Sorry, what I intended to say was that the workflow based on automatic MR creation was fine, but I delimited the block quote badly so that wasn’t clear.
However I still fail to understand how two coexisting branches occasionally being merged back and forth could be prohibitively messy given the trouble it saves elsewhere.
If the GLib maintainers are supposed to do that, then every localisation team will need to learn Git to delete the local branch and pull again from the remote
I don’t quite understand. D-L would track the translations branch instead of main. AFAIK that’s robust wrt. new commits that come into that branch via gitlab, and it’s robust wrt. commits from D-L, so I don’t understand these differences you mention. But I can follow that managing translation branches for releases too would indeed add more work, should they also be supported that way.
I’m quite late in this flow but want to answer on a few points.
Yes, I agree with this, but we also have ways to ensure the only data pushed to the main branch are PO files and located only in the po directory. I remember we had some try/error tests with Andrea a year ago I would say because he designed pre-receive hooks to strengthen the security of Damned Lies pushes.
Anyway, a flaw in Damned Lies or a comprimission of the host system cannot be excluded, even though we do our best to avoid them.
This is true, a little help would be appreciated, if someone reads this message and is fluent in Python. We also already have a dependency with GitLab so this is not a big deal. We will be able to track which projects use a Merge Request worklow and for the translators/coordinators, it’s nothing else than pushing a button like it is right now. The responsability to merge the translation will be in the developer’s hands.
My concern is to maintain the process for the translators as simple as it is now. The choice of using a merge request based worklflow is the developer’s responsability, and it’s, according to me, not a big deal to review translation merge requests from time to time, with more work 4 weeks in a year.
Also, there are things to do with GitLab CI to maybe check things automatically and - maybe - automatically merge these Merge Requests.
The rationale is not a concern that damned-lies or its translations user may be an attack vector. It’s the concern that (roughly) any GNOME member with push access to any repository can push to another repository (such as GLib), bypassing review and CI. By relaxing the repository permissions for GLib to allow the translations user to push (vetted) translation changes, we open the doors to other users pushing unvetted changes.
The way that damned-lies works is unfortunate collateral damage here. The change was not made specifically because of a problem with the old damned-lies workflow or how it puts together or checks translation commits.

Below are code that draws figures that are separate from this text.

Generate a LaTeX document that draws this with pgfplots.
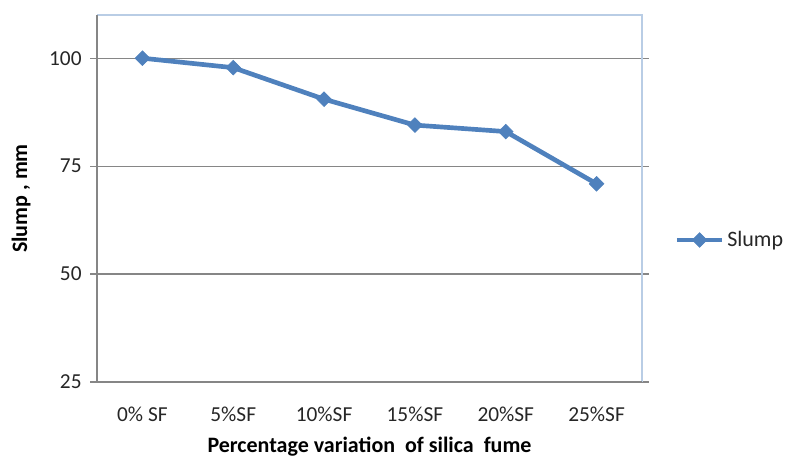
\documentclass[border=0pt]{standalone}
\usepackage{pgfplots}
\pgfplotsset{compat=1.18}
\usepackage{fontspec}
\setmainfont{Carlito}
\definecolor{series}{RGB}{79,129,189}
\definecolor{gridgray}{RGB}{134,134,134}
\definecolor{framblue}{RGB}{185,205,229}
\begin{document}
\begin{tikzpicture}
\useasboundingbox (0,0) rectangle (591pt,343.5pt);
\begin{axis}[
  at={(72.75pt,57pt)}, anchor=south west,
  scale only axis,
  width=408.75pt, height=275.25pt,
  xmin=-0.5, xmax=5.5,
  ymin=25, ymax=110,
  xtick={0,1,2,3,4,5},
  xticklabels={0\% SF,5\%SF,10\%SF,15\%SF,20\%SF,25\%SF},
  ytick={25,50,75,100},
  ymajorgrids,
  grid style={gridgray, line width=0.9pt},
  axis line style={draw=none},
  major x tick style={draw=none},
  major y tick style={gridgray, line width=0.9pt},
  tick align=outside,
  major tick length=5pt,
  ticklabel style={font=\fontsize{16}{19}\selectfont, text=black!85},
  /pgf/number format/assume math mode=true,
  xticklabel style={yshift=-10pt},
  yticklabel style={xshift=-3pt},
  xlabel={\textbf{Percentage variation\ \ of silica\ \ fume}},
  ylabel={\textbf{Slump , mm}},
  label style={font=\fontsize{16.5}{19}\selectfont},
  xlabel style={yshift=-5pt},
  ylabel style={yshift=7pt},
  legend style={at={(1.052,0.387)}, anchor=west, draw=none, fill=none,
    font=\fontsize{16.5}{19}\selectfont, text=black!85,
    legend image code/.code={\draw[mark repeat=2,mark phase=2,#1] plot coordinates {(0pt,0pt) (17pt,0pt) (34pt,0pt)};}},
  legend cell align=left,
  clip=false,
]
\draw[framblue, line width=1pt] (rel axis cs:0,1) -- (rel axis cs:1,1) -- (rel axis cs:1,0);
\draw[gridgray, line width=1.4pt] (rel axis cs:0,1) -- (rel axis cs:0,0) -- (rel axis cs:1,0);
\addplot[series, line width=3.5pt, mark=diamond*, mark size=5.5pt, mark options={solid, xscale=1.33, line width=0.5pt}]
  coordinates {(0,100) (1,97.8) (2,90.5) (3,84.5) (4,83.0) (5,70.9)};
\addlegendentry{Slump}
\end{axis}
\end{tikzpicture}
\end{document}
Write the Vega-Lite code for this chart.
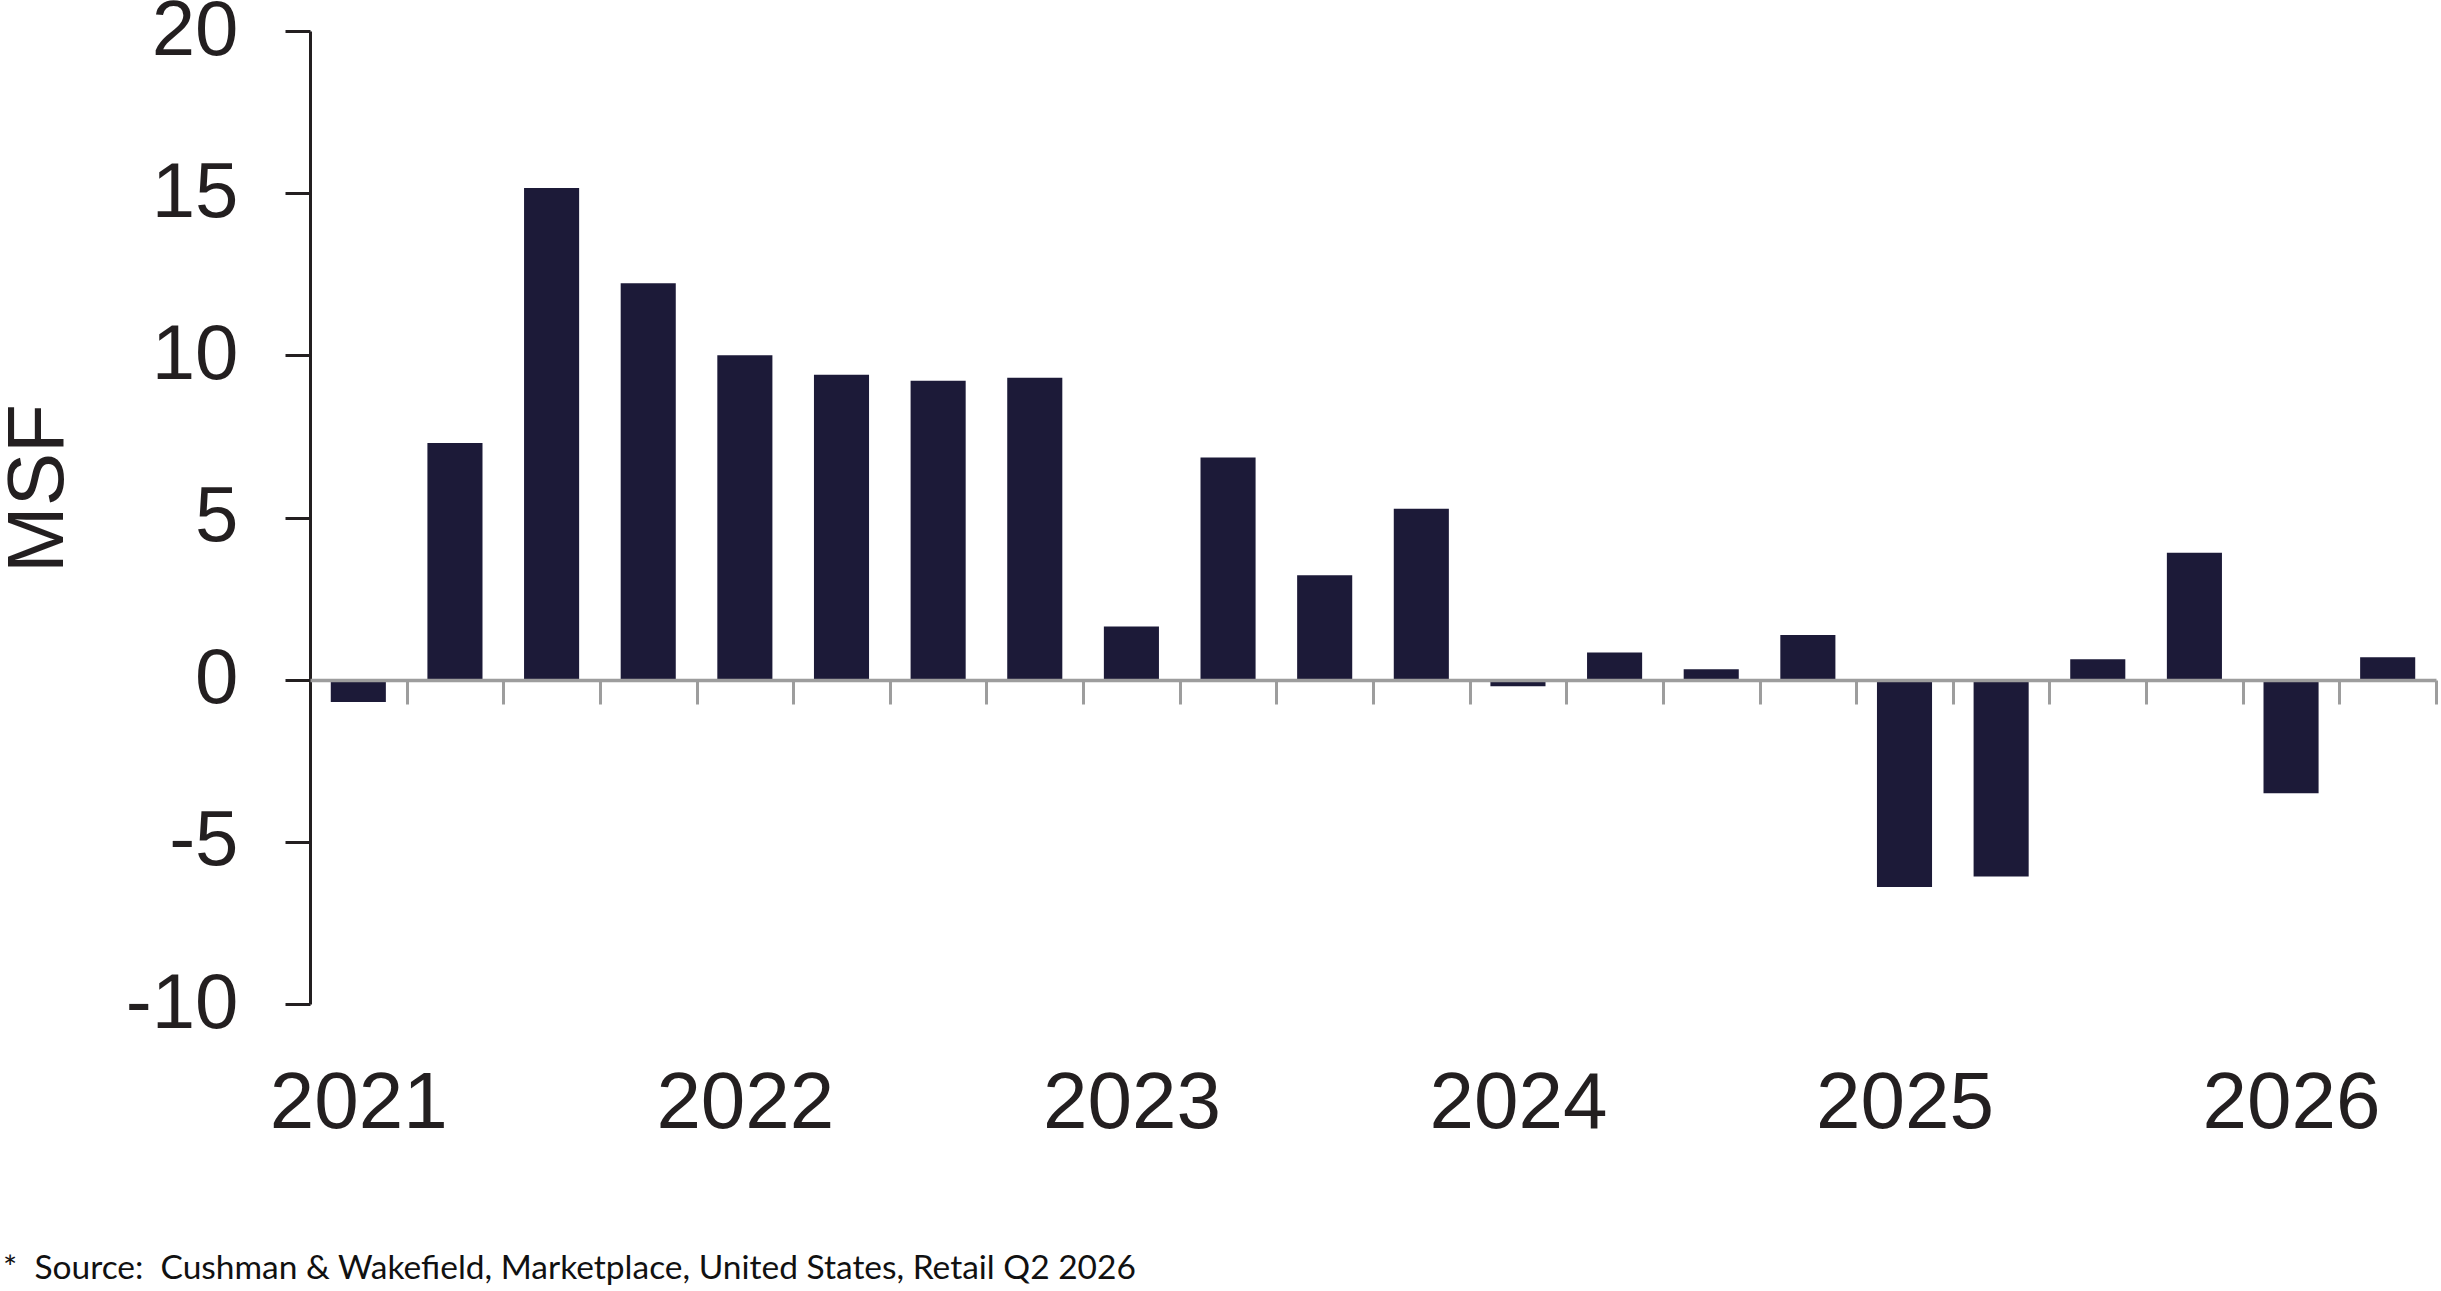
{
  "$schema": "https://vega.github.io/schema/vega-lite/v6.json",
  "autosize": {"type": "none"},
  "width": 2126,
  "height": 973,
  "padding": {"left": 310, "top": 31, "right": 5, "bottom": 287},
  "background": "white",
  "config": {"view": {"stroke": null}},
  "title": {
    "text": "*\u00a0 Source:\u00a0 Cushman & Wakefield, Marketplace, United States, Retail Q2 2026",
    "orient": "bottom",
    "anchor": "start",
    "frame": "group",
    "dx": -307,
    "offset": 136,
    "font": "Lato",
    "fontSize": 33.5,
    "fontWeight": "normal",
    "color": "#111111",
    "baseline": "alphabetic"
  },
  "data": {
    "values": [
      {"q": "2021 Q1", "v": -0.69},
      {"q": "2021 Q2", "v": 7.30},
      {"q": "2021 Q3", "v": 15.16},
      {"q": "2021 Q4", "v": 12.22},
      {"q": "2022 Q1", "v": 10.0},
      {"q": "2022 Q2", "v": 9.40},
      {"q": "2022 Q3", "v": 9.22},
      {"q": "2022 Q4", "v": 9.31},
      {"q": "2023 Q1", "v": 1.64},
      {"q": "2023 Q2", "v": 6.85},
      {"q": "2023 Q3", "v": 3.22},
      {"q": "2023 Q4", "v": 5.27},
      {"q": "2024 Q1", "v": -0.2},
      {"q": "2024 Q2", "v": 0.84},
      {"q": "2024 Q3", "v": 0.32},
      {"q": "2024 Q4", "v": 1.38},
      {"q": "2025 Q1", "v": -6.39},
      {"q": "2025 Q2", "v": -6.07},
      {"q": "2025 Q3", "v": 0.63},
      {"q": "2025 Q4", "v": 3.91},
      {"q": "2026 Q1", "v": -3.50},
      {"q": "2026 Q2", "v": 0.69}
    ]
  },
  "mark": {"type": "bar", "color": "#1c1a38"},
  "encoding": {
    "x": {
      "field": "q",
      "type": "nominal",
      "sort": null,
      "scale": {"paddingInner": 0.43, "paddingOuter": 0.215},
      "axis": {
        "title": null,
        "orient": "bottom",
        "offset": -324,
        "zindex": 1,
        "domainColor": "#9d9d9d",
        "domainWidth": 3.5,
        "tickColor": "#9d9d9d",
        "tickWidth": 3,
        "tickSize": 24,
        "bandPosition": 1,
        "tickExtra": false,
        "tickOffset": 20.78,
        "labelOffset": -20.78,
        "labelAngle": 0,
        "labelOverlap": false,
        "labelFont": "Liberation Sans",
        "labelFontSize": 80,
        "labelColor": "#231f20",
        "labelBaseline": "alphabetic",
        "labelPadding": 423,
        "labelExpr": "indexof(datum.label, 'Q1') >= 0 ? substring(datum.label, 0, 4) : ''"
      }
    },
    "y": {
      "field": "v",
      "type": "quantitative",
      "scale": {"domain": [-10, 20], "nice": false, "zero": false},
      "axis": {
        "title": "MSF",
        "titleFont": "Liberation Sans",
        "titleFontSize": 80,
        "titleFontWeight": "normal",
        "titleColor": "#231f20",
        "titleAngle": -90,
        "titleBaseline": "alphabetic",
        "titleAlign": "center",
        "titleX": -248,
        "titleY": 457,
        "values": [-10, -5, 0, 5, 10, 15, 20],
        "labelExpr": "toString(datum.value)",
        "grid": false,
        "domainColor": "#231f20",
        "domainWidth": 3,
        "tickColor": "#231f20",
        "tickWidth": 3,
        "tickSize": 25,
        "labelFont": "Liberation Sans",
        "labelFontSize": 78,
        "labelColor": "#231f20",
        "labelPadding": 47,
        "labelBaseline": "middle"
      }
    }
  }
}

Hope these will be merged before the packaging of new versions.
On a side note - can someone advise me how to generate the pot file within a branch? I am not sure whether the glib-2-82 translation will reach the main branch and want to prepare a merge request just in case. I need to generate the pot file in order to do the update.
No, you don’t. You if you want to merge your stable branch work with the development branch update, you just need to upload the stable branch translation in a development branch workflow and Damned Lies will do the merge for you.
I am really sorry. I do not understand what your suggestion is and I really miss the reason to not point me to documentation how one generates pot file using (or not) the meson build system.
I am neither a committer for glib nor have any rights to configure Damned Lies. I just want to be able whenever I checkout the repo of glib or another module - to generate the pot-file.
I only tried instructions here Localisation coupled with what I found in CONTRIBUTING.md · main · GNOME / GLib · GitLab but probably I lack enough knowledge. Pointers very welcome.